We'll begin our tests with a customary look at memory subsystem performance. These results won't track with performance in most real-world applications, but they can teach us a thing or two about these processors and how they compare.
Although our Intel motherboard has dual channels of 667MHz DDR memory, The Core 2 Duo's path to main memory is limited by its 1066MHz front-side bus. With their on-chip memory controllers, the Athlon 64 processors can take better advantage of the peak bandwidth offered by two channels of DDR2 memory. That said, the Core 2 Duo doesn't achieve the same throughput as the Extreme Edition 965, which also rides on a 1066MHz bus. The gap between these two Intel CPU architectures may stem from the algorithms they each use to govern pre-fetching of data from main memory into the L2 cache. The Netburst processor may be more aggressive here in a way that benefits it in this synthetic test.
Next up is our ancient version of Linpack. This classic benchmark is traditionally used to measure floating-point math performance, but we use this unoptimized version simply to get a look at the "shape" of the memory subsystem. Unfortunately, this rendition of Linpack has a fixed maximum matrix size of 2MB, so we can't really see how the Core 2's entire L2 cache or main memory performs. I would have cut these results out of the review entirely, were they not so dramatic.
The Core 2 processors look to have one heck of a fast cache subsystem, at least in the first 2MB. Neither the Pentiums nor the Athlons come close.
Memory bandwidth is important, but memory access latencies are arguably more important, though the two are interrelated. This result is intriguing, because the Core 2 processors manage to achieve much lower access latencies than the Netburst-based Pentiums, despite using the same memory timings on the same type of motherboard. These numbers, however, are just one sample point in a range of possibilities. Let's look at representatives of the three different microarchitectures in more detail.
The graphs below show results from multiple step and block sizes. I've color-coded the graphs to make them easier to read. For each processor, the yellow areas represent block sizes that fit into the L1 data cache, the light orange areas represent L2 cache, and the dark orange areas represent main memory.

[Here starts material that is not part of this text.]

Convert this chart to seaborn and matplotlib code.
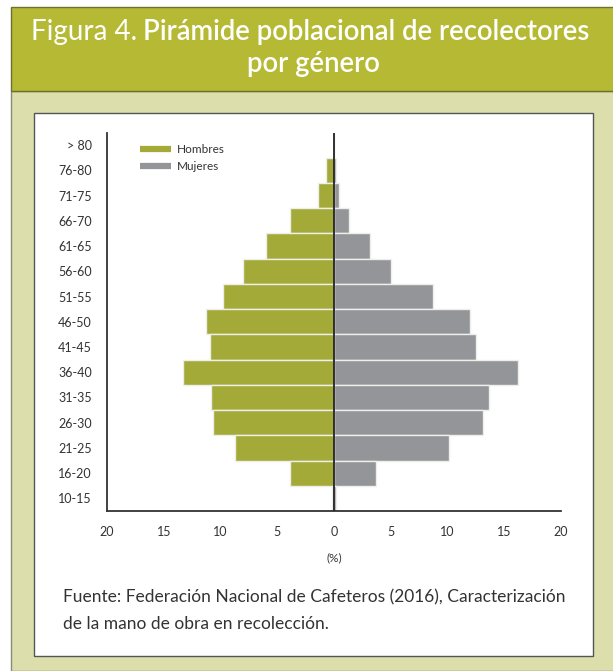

The Athlon 64's built-in memory controller gives it a pronounced and consistent advantage in getting out to main memory quickly, but the Core 2 really does shave 15 to 20 nanoseconds off of main memory access times versus the Pentium Extreme Edition. I hate to speculate too much about the reasons, but they may include the Core 2's lower latency caches (which we see illustrated here), potentially less aggressive pre-fetching (and thus a less saturated bus), and possibly even its ability to move loads ahead of stores via memory disambiguation.
Oh, and CPU geeks may be interested to note that our latency test app reports the Core 2's L1 cache latency is three cycles, for what it's worth.